If anything, the free market seems to depress exam results, according to a study which also suggests higher scores in grant-maintained schools are largely due to improvements in their intake.

To find out whether competition between schools does “drive up standards” - as ministers in the last government claimed - the OU team surveyed 319 secondary schools in 89 areas.

Not all schools are subject to the same degree of competition. Researchers recognised that choice can be affected by where schools are, and that schools and parents may react differently to attempts to create an educational market.

The degree to which the survey schools were affected by competition was assessed. Factors considered were the extent to which parents exercised choice and what opportunity they had to do so - taking into account other nearby schools and surplus places.

Between 1991 and 1996 the percentage of pupils obtaining five good GCSEs in the survey schools increased by 0.15 a year above the national rate of improvement. But in the 14 areas where competition was stiffest the rate of improvement declined in relation to the national rate of improvement.

Schools in areas with little or no competition averaged an increase of 0.18 percentage points a year over the five years.

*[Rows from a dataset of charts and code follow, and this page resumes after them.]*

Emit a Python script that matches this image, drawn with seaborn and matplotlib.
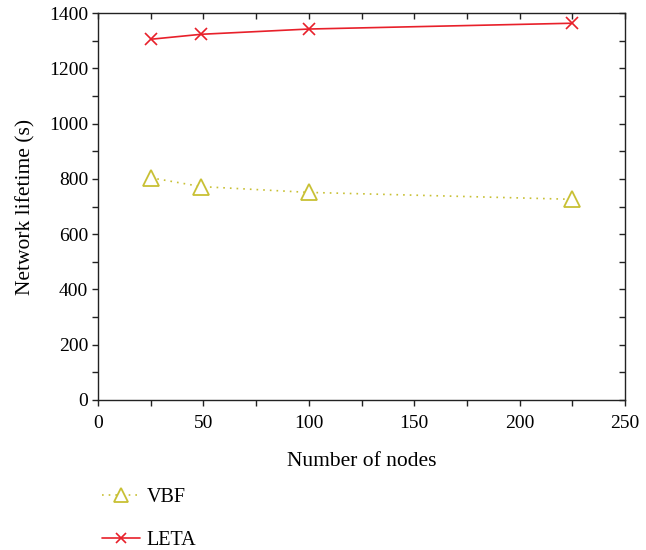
import numpy as np
import pandas as pd
import matplotlib
matplotlib.use("Agg")
import matplotlib.pyplot as plt
import seaborn as sns
from matplotlib.ticker import MultipleLocator

# data
nodes = [25, 49, 100, 225]
vbf_lifetime = [804, 772, 751, 726]
leta_lifetime = [1305, 1323, 1342, 1363]

df = pd.DataFrame({
    "nodes": nodes * 2,
    "lifetime": vbf_lifetime + leta_lifetime,
    "protocol": ["VBF"] * len(nodes) + ["LETA"] * len(nodes),
})

sns.set_theme(style="white")
plt.rcParams["font.family"] = ["Liberation Serif", "DejaVu Serif"]
plt.rcParams["text.color"] = "black"
plt.rcParams["axes.labelcolor"] = "black"

fig = plt.figure(figsize=(6.46, 5.5), dpi=100)
ax = fig.add_axes([98 / 646, 1 - 400 / 550, 527 / 646, 387 / 550])

colors = {"VBF": "#c8c034", "LETA": "#e8202a"}

sns.lineplot(data=df[df.protocol == "VBF"], x="nodes", y="lifetime", ax=ax,
             color=colors["VBF"], linestyle=(0, (1, 3)), linewidth=1.2,
             marker="^", markersize=12, markerfacecolor="white",
             markeredgecolor=colors["VBF"], markeredgewidth=1.3, label="VBF")
sns.lineplot(data=df[df.protocol == "LETA"], x="nodes", y="lifetime", ax=ax,
             color=colors["LETA"], linewidth=1.2,
             marker="x", markersize=9, markeredgewidth=1.2,
             markeredgecolor=colors["LETA"], label="LETA")

ax.set_xlim(0, 250)
ax.set_ylim(0, 1400)
ax.xaxis.set_major_locator(MultipleLocator(50))
ax.xaxis.set_minor_locator(MultipleLocator(25))
ax.yaxis.set_major_locator(MultipleLocator(200))
ax.yaxis.set_minor_locator(MultipleLocator(100))

for s in ax.spines.values():
    s.set_color("#222222")
    s.set_linewidth(1.0)

ax.tick_params(which="both", direction="out", length=4, width=1, color="#222222",
               bottom=True, left=True, labelsize=14, labelcolor="black", pad=3)
ax.tick_params(axis="x", which="major", pad=7)
sec_x = ax.secondary_xaxis("top")
sec_x.xaxis.set_major_locator(MultipleLocator(25))
sec_x.tick_params(direction="in", length=4, width=1, color="#222222", labeltop=False)
sec_x.spines["top"].set_visible(False)
sec_y = ax.secondary_yaxis("right")
sec_y.yaxis.set_major_locator(MultipleLocator(100))
sec_y.tick_params(direction="in", length=4, width=1, color="#222222", labelright=False)
sec_y.spines["right"].set_visible(False)

ax.set_xlabel("Number of nodes", fontsize=15.5, labelpad=14)
ax.set_ylabel("Network lifetime (s)", fontsize=15.5, labelpad=10)

ax.legend(loc="upper left", bbox_to_anchor=(94 / 646, 1 - 480 / 550),
          bbox_transform=fig.transFigure, frameon=False, fontsize=14.5,
          handlelength=1.9, labelspacing=1.2, borderaxespad=0, handletextpad=0.3,
          markerscale=0.85)

fig.savefig("out.png", dpi=100)
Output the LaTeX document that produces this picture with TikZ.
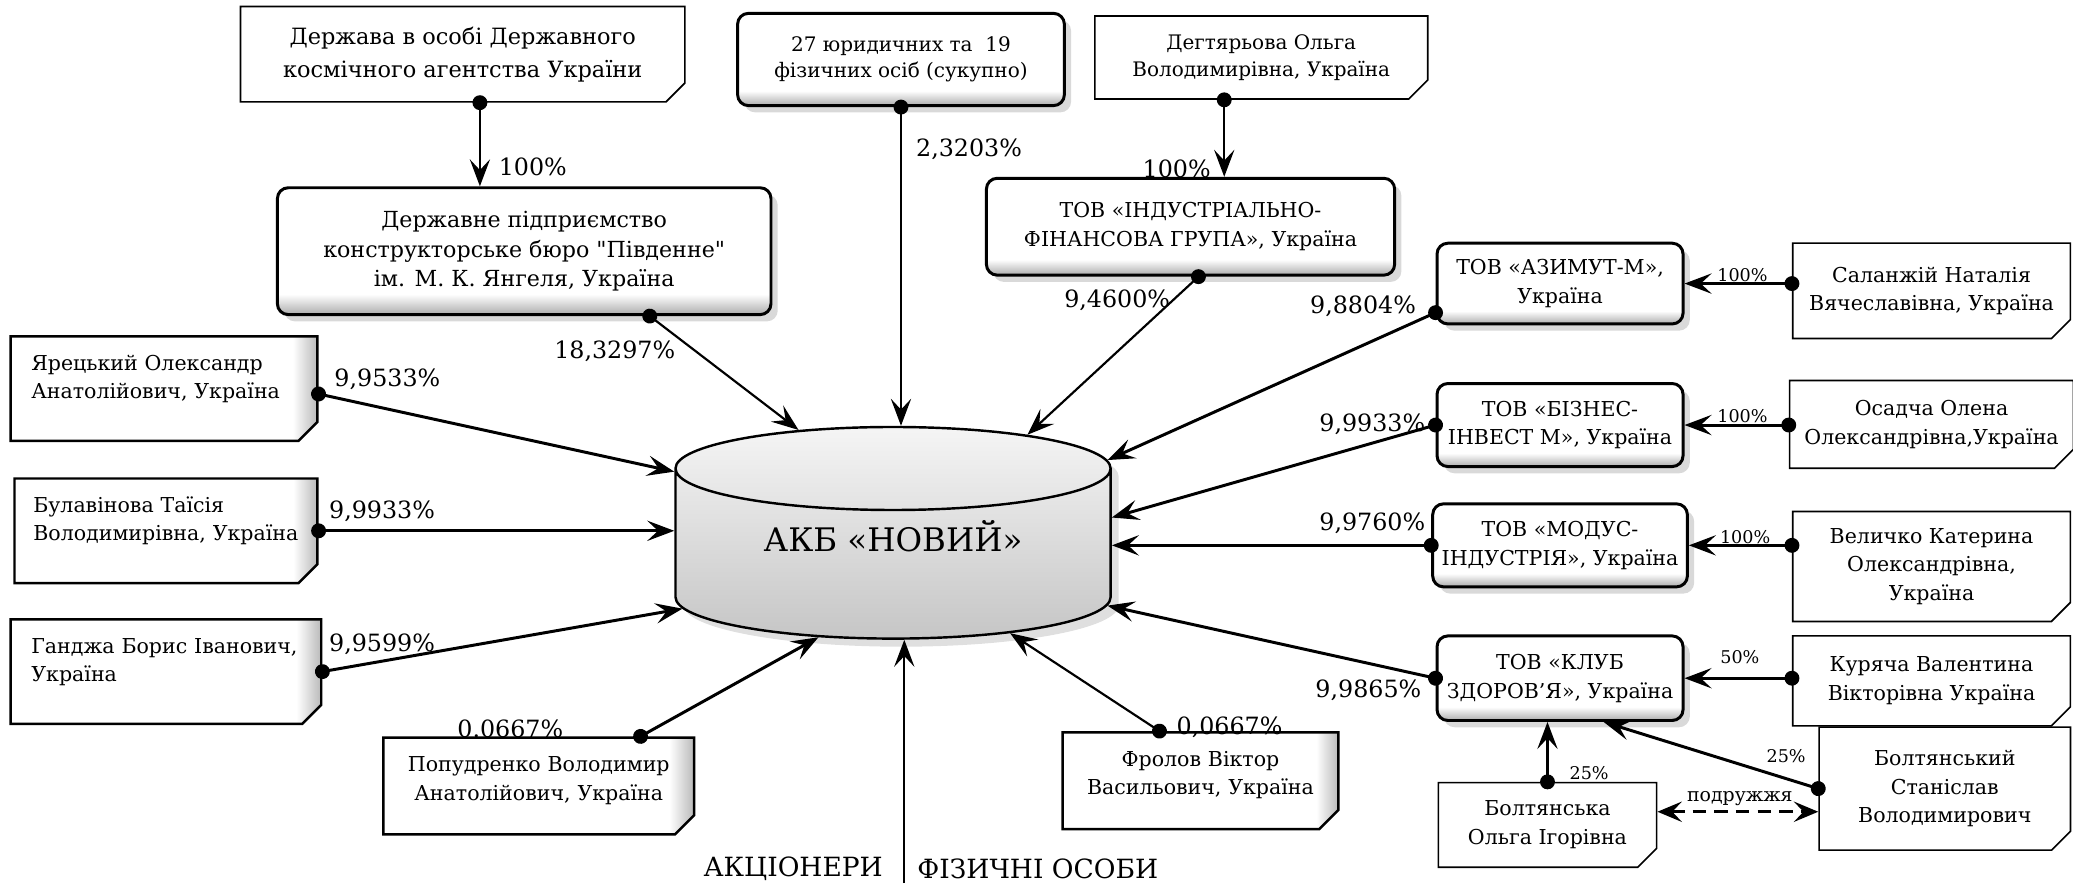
\documentclass[tikz,border=0pt]{standalone}
\usepackage{fontspec}
\setmainfont{DejaVu Serif}[Ligatures=TeXOff]
\usetikzlibrary{arrows.meta}
\usetikzlibrary{calc}
\usetikzlibrary{shadows}
\usetikzlibrary {shapes.geometric}
\usetikzlibrary {shapes.misc}

\pgfdeclareverticalshading{bevel}{100bp}{color(0bp)=(gray!65); color(25bp)=(gray!65); color(33bp)=(white); color(100bp)=(white)}
\pgfdeclarehorizontalshading{curl}{100bp}{color(0bp)=(white); color(71bp)=(white); color(75bp)=(gray!55); color(100bp)=(gray!55)}

\tikzset{
    note/.style={chamfered rectangle, chamfered rectangle corners=south east,
        chamfered rectangle sep=3.5pt, draw, line width=0.6pt, fill=white,
        align=center, inner sep=2pt, font=\fontsize{7.6}{10.6}\selectfont,
        path picture={\draw[line width=0.4pt, fill=gray!35]
            ([yshift=3.5pt]path picture bounding box.south east)
            -- ([xshift=-3.5pt]path picture bounding box.south east)
            -- ([xshift=-2.6pt,yshift=3.1pt]path picture bounding box.south east) -- cycle;}},
    lnote/.style={note, shade, shading=curl, line width=0.9pt, text width=#1, align=left,
        text height=7pt, text depth=20.7pt},
    cnote/.style={note, shade, shading=curl, line width=0.9pt, text width=#1,
        text height=7pt, text depth=17.8pt},
    org/.style={rectangle, rounded corners=4pt, draw, line width=1.1pt, shade, shading=bevel,
        drop shadow={shadow xshift=2.5pt, shadow yshift=-2.5pt, opacity=0.3},
        align=center, font=\fontsize{7.6}{10.6}\selectfont},
    bank/.style={cylinder, shape border rotate=90, aspect=0.3, draw, line width=0.9pt,
        top color=gray!8, bottom color=gray!45, text depth=18pt,
        drop shadow={shadow xshift=3pt, shadow yshift=-3pt, opacity=0.25},
        font=\fontsize{12}{14}\selectfont},
    link/.style={line width=0.8pt, shorten <=-2.75pt,
        arrows={Circle[length=5.5pt]-Stealth[length=10pt, width=7.5pt, inset=4pt]}},
    bold link/.style={link, line width=1.1pt},
    head/.style={line width=0.8pt, arrows={-Stealth[length=10pt, width=7.5pt, inset=4pt]}},
    spouse/.style={line width=1.1pt, dash pattern=on 5pt off 3pt,
        arrows={Stealth[length=9pt, width=7.5pt, inset=3.5pt]-Stealth[length=9pt, width=7.5pt, inset=3.5pt]}},
    pct/.style={font=\fontsize{8.8}{10}\selectfont, inner sep=0pt},
    small pct/.style={font=\fontsize{6.5}{8}\selectfont, inner sep=0pt}
}

\begin{document}
\begin{tikzpicture}[x=0.0172cm, y=-0.0172cm]

            \useasboundingbox (0,0) rectangle (1568,668);

            \path   (350,41) node (derzh) [note, minimum width=5.78cm, minimum height=1.24cm, font=\fontsize{8.3}{12.2}\selectfont] {Держава в особі Державного\\космічного агентства України}
                    (396.5,190) node (dp) [org, minimum width=6.42cm, minimum height=1.65cm, font=\fontsize{8.2}{10.8}\selectfont] {Державне підприємство\\конструкторське бюро "Південне"\\ім. М. К. Янгеля, Україна}
                    (681.5,45) node (jur) [org, minimum width=4.25cm, minimum height=1.2cm, font=\fontsize{7.4}{9.8}\selectfont] {27 юридичних та~ 19\\фізичних осіб (сукупно)}
                    (954,43.5) node (degt) [note, minimum width=4.33cm, minimum height=1.08cm, font=\fontsize{7.4}{9.8}\selectfont] {Дегтярьова Ольга\\Володимирівна, Україна}
                    (900.5,171.5) node (ifg) [org, minimum width=5.31cm, minimum height=1.26cm] {ТОВ «ІНДУСТРІАЛЬНО-\\ФІНАНСОВА ГРУПА», Україна}
                    (1180,214.5) node (azimut) [org, minimum width=3.2cm, minimum height=1.05cm] {ТОВ «АЗИМУТ-М»,\\Україна}
                    (1461,220) node (salan) [note, minimum width=3.61cm, minimum height=1.24cm] {Саланжій Наталія\\Вячеславівна, Україна}
                    (1180,321.5) node (biznes) [org, minimum width=3.2cm, minimum height=1.08cm] {ТОВ «БІЗНЕС-\\ІНВЕСТ М», Україна}
                    (1461,321) node (osad) [note, minimum width=3.61cm, minimum height=1.14cm] {Осадча Олена\\Олександрівна,Україна}
                    (1180,412.5) node (modus) [org, minimum width=3.2cm, minimum height=1.08cm] {ТОВ «МОДУС-\\ІНДУСТРІЯ», Україна}
                    (1461,428.5) node (velych) [note, minimum width=3.61cm, minimum height=1.43cm] {Величко Катерина\\Олександрівна,\\Україна}
                    (1180,513) node (klub) [org, minimum width=3.2cm, minimum height=1.1cm] {ТОВ «КЛУБ\\ЗДОРОВ’Я», Україна}
                    (1461,515) node (kur) [note, minimum width=3.61cm, minimum height=1.17cm] {Куряча Валентина\\Вікторівна Україна}
                    (1471,596.5) node (boltst) [note, minimum width=3.27cm, minimum height=1.6cm] {Болтянський\\Станіслав\\Володимирович}
                    (1170.5,624) node (boltol) [note, minimum width=2.84cm, minimum height=1.1cm] {Болтянська\\Ольга Ігорівна}
                    (124,294) node (yar) [lnote=3.45cm, minimum width=3.99cm, minimum height=1.24cm] {Ярецький Олександр\\Анатолійович, Україна}
                    (125.5,401.5) node (bul) [lnote=3.45cm, minimum width=3.94cm, minimum height=1.26cm] {Булавінова Таїсія\\Володимирівна, Україна}
                    (125.5,508) node (gandzh) [lnote=3.5cm, minimum width=4.04cm, minimum height=1.27cm] {Ганджа Борис Іванович,\\Україна}
                    (407.5,594.5) node (popud) [cnote=3.6cm, minimum width=4.04cm, minimum height=1.15cm] {Попудренко Володимир\\Анатолійович, Україна}
                    (908,590.5) node (frol) [cnote=3.2cm, minimum width=3.54cm, minimum height=1.15cm] {Фролов Віктор\\Васильович, Україна}
                    (675.5,403) node (bank) [bank, anchor=shape center, minimum width=5.66cm, minimum height=2.45cm] {АКБ «НОВИЙ»};

            \path   (403,126) node (pDerzh) [pct] {100\%}
                    (465,266) node (pDp) [pct] {18,3297\%}
                    (733,113) node (pJur) [pct] {2,3203\%}
                    (890,128) node (pDegt) [pct] {100\%}
                    (845,227) node (pIfg) [pct] {9,4600\%}
                    (1031,232) node (pAzimut) [pct] {9,8804\%}
                    (1038,321) node (pBiznes) [pct] {9,9933\%}
                    (1038,396) node (pModus) [pct] {9,9760\%}
                    (1035,522) node (pKlub) [pct] {9,9865\%}
                    (1318,208) node (pSalan) [small pct] {100\%}
                    (1318,315) node (pOsad) [small pct] {100\%}
                    (1320,406) node (pVelych) [small pct] {100\%}
                    (1316,497) node (pKur) [small pct] {50\%}
                    (1351,572) node (pBoltst) [small pct] {25\%}
                    (1202,585) node (pBoltol) [small pct] {25\%}
                    (1316,604) node (pSpouse) [small pct, font=\fontsize{7}{8}\selectfont] {подружжя}
                    (293,287) node (pYar) [pct] {9,9533\%}
                    (289,387) node (pBul) [pct] {9,9933\%}
                    (289,487) node (pGandzh) [pct] {9,9599\%}
                    (386,551) node (pPopud) [pct] {0.0667\%}
                    (930,550) node (pFrol) [pct] {0,0667\%}
                    (600,657) node (akc) [pct, font=\fontsize{9.8}{12}\selectfont] {АКЦІОНЕРИ}
                    (785,657) node (fiz) [pct, font=\fontsize{9.8}{12}\selectfont] {ФІЗИЧНІ ОСОБИ};

            \coordinate (dDerzh) at ($(derzh.south)+(13,0)$);
            \coordinate (dDp) at ($(dp.south)+(95,0)$);
            \coordinate (dDegt) at ($(degt.south)+(-28,0)$);
            \coordinate (dIfg) at ($(ifg.south)+(6,0)$);
            \coordinate (dAzimut) at ($(azimut.west)+(0,22)$);
            \coordinate (dYar) at ($(yar.east)+(0,4)$);
            \coordinate (dPopud) at ($(popud.north)+(77,0)$);
            \coordinate (dFrol) at ($(frol.north)+(-31,0)$);
            \coordinate (dSpouse) at ($(boltol.east)+(0,-10)$);
            \coordinate (tKlub) at ($(klub.south)+(33,0)$);
            \coordinate (fizBase) at (684,668);

            \draw[link] (dDerzh) -- (dDerzh |- dp.north);
            \draw[link] (dDp) -- (node cs:name=bank, angle=126);
            \draw[link] (node cs:name=jur, anchor=south) -- (jur.south |- bank.90);
            \draw[link] (dDegt) -- (dDegt |- ifg.north);
            \draw[link] (dIfg) -- (node cs:name=bank, angle=43);
            \draw[bold link] (dAzimut) -- (node cs:name=bank, angle=25);
            \draw[bold link] (node cs:name=biznes, anchor=west) -- (node cs:name=bank, angle=11);
            \draw[bold link] (node cs:name=modus, anchor=west) -- (modus.west -| bank.0);
            \draw[bold link] (node cs:name=klub, anchor=west) -- (node cs:name=bank, angle=348);
            \draw[bold link] (azimut.east -| salan.west) -- (node cs:name=azimut, anchor=east);
            \draw[bold link] (biznes.east -| osad.west) -- (node cs:name=biznes, anchor=east);
            \draw[bold link] (modus.east -| velych.west) -- (node cs:name=modus, anchor=east);
            \draw[bold link] (klub.east -| kur.west) -- (node cs:name=klub, anchor=east);
            \draw[bold link] (node cs:name=boltst, anchor=west) -- (tKlub);
            \draw[bold link] (node cs:name=boltol, anchor=north) -- (boltol.north |- klub.south);
            \draw[spouse] (dSpouse) -- (dSpouse -| boltst.west);
            \draw[bold link] (dYar) -- (node cs:name=bank, angle=158);
            \draw[bold link] (node cs:name=bul, anchor=east) -- (bul.east -| bank.180);
            \draw[bold link] (node cs:name=gandzh, anchor=east) -- (node cs:name=bank, angle=193);
            \draw[bold link] (dPopud) -- (node cs:name=bank, angle=226);
            \draw[link] (dFrol) -- (node cs:name=bank, angle=328);
            \draw[head] (fizBase) -- (fizBase |- bank.270);

\end{tikzpicture}
\end{document}
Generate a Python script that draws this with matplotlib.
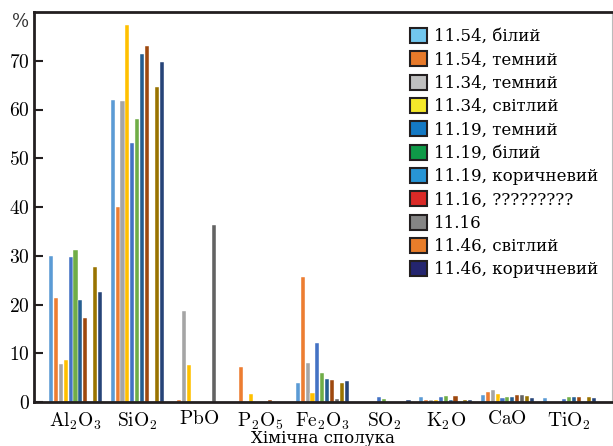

Reporting these results to this week’s International Congress for School Effectiveness and Improvement in Manchester this week, Rosalind Leva#249;cic#171;, an OU researcher, said school performances varied considerably. Only 13 improved consistently year on year. A total of 76 improved in four years out of five.

She said: “Improvement was worse in areas of high competition. There was no evidence to confirm the claim that competition improves schools. ”

The team also tried to find out what did contribute to improved exam results.

Negative factors included high proportions of children on free school meals. Above-average improvements were found in schools with falling numbers of children on free meals.

This suggests either that improving the social composition of a school intake improves its exam results or that improving schools attract more middle-class parents.

A third of the schools in the OU survey were grant-maintained and their rates of improvement were higher on average. But, after the effect of the changing social composition of their intakes was allowed for, GM status was not associated with higher than average improvement.

Similarly, whether a school was large or small, a church school or a single-sex school appeared to have no consistent effect on improvement in exam results once other factors had been allowed for.

Improvement was lower in secondary modern schools in selective areas.

In 1996, Gillian Shephard, the former education secretary, argued that: “The existence of a range of different schools drives up standards for all our children.”